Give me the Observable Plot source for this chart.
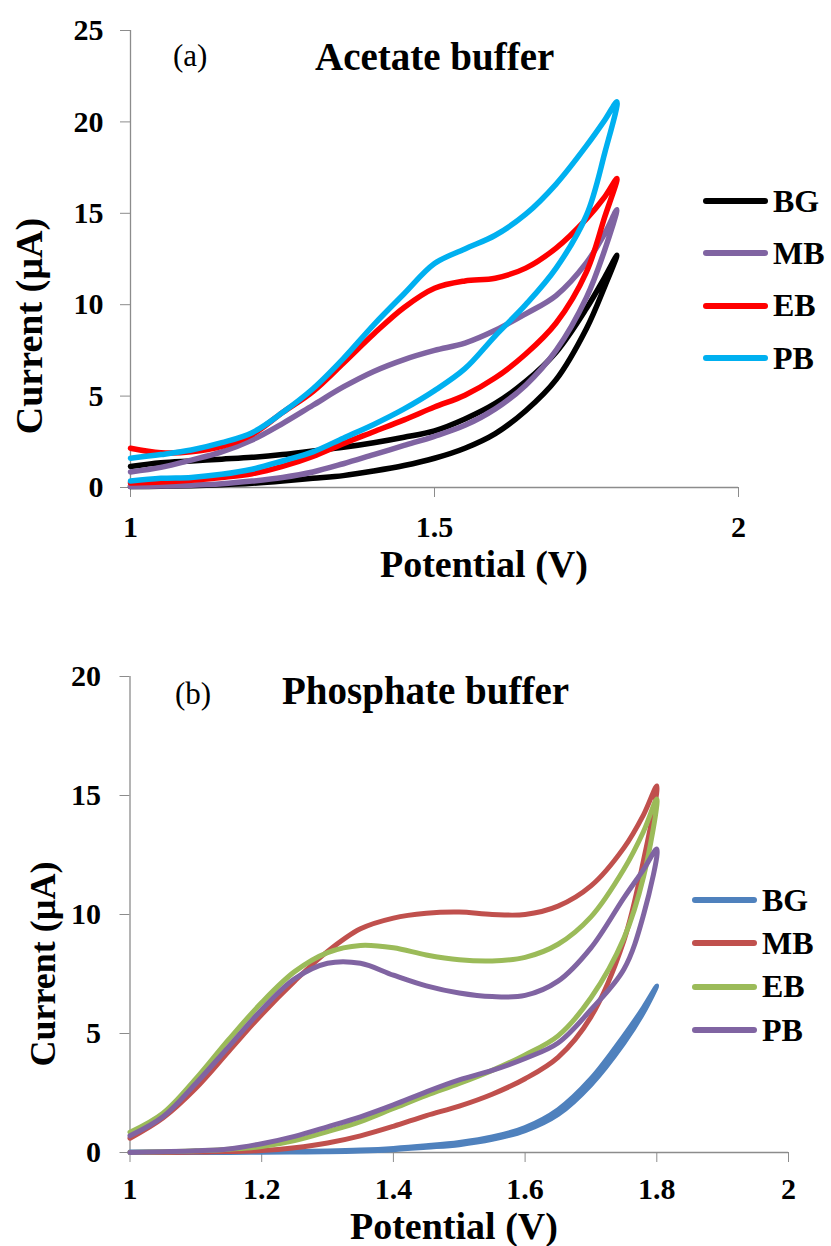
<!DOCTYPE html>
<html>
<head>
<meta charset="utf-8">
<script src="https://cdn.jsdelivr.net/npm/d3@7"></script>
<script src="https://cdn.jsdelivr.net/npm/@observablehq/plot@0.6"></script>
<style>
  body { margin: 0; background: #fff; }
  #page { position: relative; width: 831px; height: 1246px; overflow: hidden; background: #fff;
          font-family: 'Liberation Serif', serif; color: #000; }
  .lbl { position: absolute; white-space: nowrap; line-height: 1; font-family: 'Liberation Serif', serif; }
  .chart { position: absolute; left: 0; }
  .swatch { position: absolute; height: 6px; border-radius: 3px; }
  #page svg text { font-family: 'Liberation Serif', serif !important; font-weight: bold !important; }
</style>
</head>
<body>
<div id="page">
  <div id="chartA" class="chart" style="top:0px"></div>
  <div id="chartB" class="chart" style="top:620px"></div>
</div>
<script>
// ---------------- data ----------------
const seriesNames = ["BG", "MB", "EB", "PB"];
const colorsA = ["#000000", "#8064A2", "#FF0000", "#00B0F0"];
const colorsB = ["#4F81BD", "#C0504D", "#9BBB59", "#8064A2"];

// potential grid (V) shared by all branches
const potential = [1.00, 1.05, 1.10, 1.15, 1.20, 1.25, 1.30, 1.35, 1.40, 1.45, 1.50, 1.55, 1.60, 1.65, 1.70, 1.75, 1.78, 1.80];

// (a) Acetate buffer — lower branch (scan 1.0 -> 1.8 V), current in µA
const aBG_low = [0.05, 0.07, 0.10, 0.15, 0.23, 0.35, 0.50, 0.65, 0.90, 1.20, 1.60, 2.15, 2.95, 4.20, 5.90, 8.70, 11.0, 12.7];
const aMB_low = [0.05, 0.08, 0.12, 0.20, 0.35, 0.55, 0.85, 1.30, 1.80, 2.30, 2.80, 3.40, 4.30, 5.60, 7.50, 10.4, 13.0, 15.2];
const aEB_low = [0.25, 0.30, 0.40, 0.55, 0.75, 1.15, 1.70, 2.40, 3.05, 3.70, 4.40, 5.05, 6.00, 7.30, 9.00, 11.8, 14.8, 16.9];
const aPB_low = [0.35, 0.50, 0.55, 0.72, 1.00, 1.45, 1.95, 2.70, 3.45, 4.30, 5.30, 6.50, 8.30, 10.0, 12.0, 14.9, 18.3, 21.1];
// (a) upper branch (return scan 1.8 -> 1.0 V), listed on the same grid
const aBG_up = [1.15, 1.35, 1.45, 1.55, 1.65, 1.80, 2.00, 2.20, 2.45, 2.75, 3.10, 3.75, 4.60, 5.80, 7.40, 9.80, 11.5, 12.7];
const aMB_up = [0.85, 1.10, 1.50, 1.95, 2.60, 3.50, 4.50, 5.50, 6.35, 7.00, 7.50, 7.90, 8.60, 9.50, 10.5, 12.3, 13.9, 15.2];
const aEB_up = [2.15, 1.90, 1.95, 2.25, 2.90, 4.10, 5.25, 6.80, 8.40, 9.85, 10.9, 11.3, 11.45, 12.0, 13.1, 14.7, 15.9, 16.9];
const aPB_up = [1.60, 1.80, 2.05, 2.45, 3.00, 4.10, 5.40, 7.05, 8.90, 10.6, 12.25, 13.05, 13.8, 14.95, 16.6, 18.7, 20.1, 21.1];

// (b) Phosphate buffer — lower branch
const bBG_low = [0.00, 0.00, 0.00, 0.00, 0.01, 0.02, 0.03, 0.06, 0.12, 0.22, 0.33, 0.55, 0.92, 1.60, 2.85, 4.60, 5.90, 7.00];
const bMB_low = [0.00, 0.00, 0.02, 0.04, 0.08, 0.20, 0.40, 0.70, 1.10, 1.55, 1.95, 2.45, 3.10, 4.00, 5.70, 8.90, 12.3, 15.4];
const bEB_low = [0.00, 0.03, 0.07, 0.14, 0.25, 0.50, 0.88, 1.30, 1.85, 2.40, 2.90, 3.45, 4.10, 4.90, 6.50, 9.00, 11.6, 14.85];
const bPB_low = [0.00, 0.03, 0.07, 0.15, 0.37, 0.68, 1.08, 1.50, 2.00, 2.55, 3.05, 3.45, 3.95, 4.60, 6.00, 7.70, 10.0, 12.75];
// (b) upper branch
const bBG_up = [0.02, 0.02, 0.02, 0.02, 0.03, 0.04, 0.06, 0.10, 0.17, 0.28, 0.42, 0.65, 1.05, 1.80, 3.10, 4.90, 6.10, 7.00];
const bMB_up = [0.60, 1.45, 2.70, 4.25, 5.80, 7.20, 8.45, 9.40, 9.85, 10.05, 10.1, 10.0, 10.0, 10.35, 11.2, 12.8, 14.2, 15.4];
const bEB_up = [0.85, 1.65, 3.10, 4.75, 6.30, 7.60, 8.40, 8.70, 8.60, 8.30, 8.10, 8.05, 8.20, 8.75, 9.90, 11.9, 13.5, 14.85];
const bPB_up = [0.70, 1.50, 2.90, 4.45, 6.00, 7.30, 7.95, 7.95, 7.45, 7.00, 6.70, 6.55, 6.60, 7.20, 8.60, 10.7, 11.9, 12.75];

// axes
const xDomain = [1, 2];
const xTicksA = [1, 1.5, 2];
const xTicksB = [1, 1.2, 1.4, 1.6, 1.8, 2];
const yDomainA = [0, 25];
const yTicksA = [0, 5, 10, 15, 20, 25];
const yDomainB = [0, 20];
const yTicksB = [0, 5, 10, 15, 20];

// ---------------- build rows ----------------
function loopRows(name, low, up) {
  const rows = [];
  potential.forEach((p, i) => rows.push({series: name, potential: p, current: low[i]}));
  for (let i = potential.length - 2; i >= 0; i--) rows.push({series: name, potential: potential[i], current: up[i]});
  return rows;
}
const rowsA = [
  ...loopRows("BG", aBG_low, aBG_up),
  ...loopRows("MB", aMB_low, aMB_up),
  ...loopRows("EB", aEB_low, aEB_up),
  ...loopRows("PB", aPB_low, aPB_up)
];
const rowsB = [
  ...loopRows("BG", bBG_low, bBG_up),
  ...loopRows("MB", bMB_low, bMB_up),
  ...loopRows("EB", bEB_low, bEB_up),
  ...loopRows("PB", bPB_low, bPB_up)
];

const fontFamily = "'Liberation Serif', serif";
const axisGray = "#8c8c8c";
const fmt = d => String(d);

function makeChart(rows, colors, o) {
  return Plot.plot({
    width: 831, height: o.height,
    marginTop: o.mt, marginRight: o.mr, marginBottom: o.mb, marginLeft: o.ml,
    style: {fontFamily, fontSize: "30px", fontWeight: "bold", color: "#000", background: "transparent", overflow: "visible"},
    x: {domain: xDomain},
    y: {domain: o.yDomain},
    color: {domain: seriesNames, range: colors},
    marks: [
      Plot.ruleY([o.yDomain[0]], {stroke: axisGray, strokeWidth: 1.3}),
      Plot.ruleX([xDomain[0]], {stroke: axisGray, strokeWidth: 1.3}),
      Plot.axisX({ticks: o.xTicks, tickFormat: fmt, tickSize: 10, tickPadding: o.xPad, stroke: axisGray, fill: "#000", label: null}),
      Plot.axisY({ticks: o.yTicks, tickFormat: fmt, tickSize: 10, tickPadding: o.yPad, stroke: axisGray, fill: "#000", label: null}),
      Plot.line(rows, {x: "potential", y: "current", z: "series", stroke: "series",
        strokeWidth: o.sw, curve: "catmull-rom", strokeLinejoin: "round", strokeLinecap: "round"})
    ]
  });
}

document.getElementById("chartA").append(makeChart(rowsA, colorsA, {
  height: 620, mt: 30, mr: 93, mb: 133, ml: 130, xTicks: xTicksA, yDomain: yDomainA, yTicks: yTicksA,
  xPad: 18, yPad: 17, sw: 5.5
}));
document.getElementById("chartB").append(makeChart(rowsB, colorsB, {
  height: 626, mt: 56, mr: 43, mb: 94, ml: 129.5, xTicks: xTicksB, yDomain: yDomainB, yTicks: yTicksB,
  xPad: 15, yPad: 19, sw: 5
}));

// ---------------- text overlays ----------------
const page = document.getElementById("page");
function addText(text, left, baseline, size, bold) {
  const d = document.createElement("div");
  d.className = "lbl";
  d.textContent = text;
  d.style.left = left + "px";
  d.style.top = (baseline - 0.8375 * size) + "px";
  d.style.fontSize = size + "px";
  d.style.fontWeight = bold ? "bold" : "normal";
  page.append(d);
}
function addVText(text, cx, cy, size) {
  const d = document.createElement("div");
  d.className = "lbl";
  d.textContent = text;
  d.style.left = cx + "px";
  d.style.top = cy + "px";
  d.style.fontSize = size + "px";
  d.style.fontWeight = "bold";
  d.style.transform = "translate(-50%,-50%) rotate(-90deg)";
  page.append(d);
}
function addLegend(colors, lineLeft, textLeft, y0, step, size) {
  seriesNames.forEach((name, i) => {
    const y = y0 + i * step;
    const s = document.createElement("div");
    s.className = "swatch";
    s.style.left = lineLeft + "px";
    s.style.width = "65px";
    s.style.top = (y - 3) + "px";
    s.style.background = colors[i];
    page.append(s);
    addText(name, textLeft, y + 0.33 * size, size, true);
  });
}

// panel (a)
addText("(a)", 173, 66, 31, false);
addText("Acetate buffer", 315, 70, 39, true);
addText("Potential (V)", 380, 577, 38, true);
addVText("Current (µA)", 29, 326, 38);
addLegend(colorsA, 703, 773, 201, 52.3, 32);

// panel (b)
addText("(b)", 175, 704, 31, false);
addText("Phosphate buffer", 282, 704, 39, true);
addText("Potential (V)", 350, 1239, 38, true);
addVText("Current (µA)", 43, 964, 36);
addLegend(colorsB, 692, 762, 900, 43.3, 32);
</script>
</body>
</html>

#####

◆ TASK DIRECTIONS: Transcribe exactly, with no pictures, the lines running from the first line of the material through the line holding "1.75, 1.78, 1.80];".

◆ PROBLEM SOLUTION:
Give me the Observable Plot source for this chart.
<!DOCTYPE html>
<html>
<head>
<meta charset="utf-8">
<script src="https://cdn.jsdelivr.net/npm/d3@7"></script>
<script src="https://cdn.jsdelivr.net/npm/@observablehq/plot@0.6"></script>
<style>
  body { margin: 0; background: #fff; }
  #page { position: relative; width: 831px; height: 1246px; overflow: hidden; background: #fff;
          font-family: 'Liberation Serif', serif; color: #000; }
  .lbl { position: absolute; white-space: nowrap; line-height: 1; font-family: 'Liberation Serif', serif; }
  .chart { position: absolute; left: 0; }
  .swatch { position: absolute; height: 6px; border-radius: 3px; }
  #page svg text { font-family: 'Liberation Serif', serif !important; font-weight: bold !important; }
</style>
</head>
<body>
<div id="page">
  <div id="chartA" class="chart" style="top:0px"></div>
  <div id="chartB" class="chart" style="top:620px"></div>
</div>
<script>
// ---------------- data ----------------
const seriesNames = ["BG", "MB", "EB", "PB"];
const colorsA = ["#000000", "#8064A2", "#FF0000", "#00B0F0"];
const colorsB = ["#4F81BD", "#C0504D", "#9BBB59", "#8064A2"];

// potential grid (V) shared by all branches
const potential = [1.00, 1.05, 1.10, 1.15, 1.20, 1.25, 1.30, 1.35, 1.40, 1.45, 1.50, 1.55, 1.60, 1.65, 1.70, 1.75, 1.78, 1.80];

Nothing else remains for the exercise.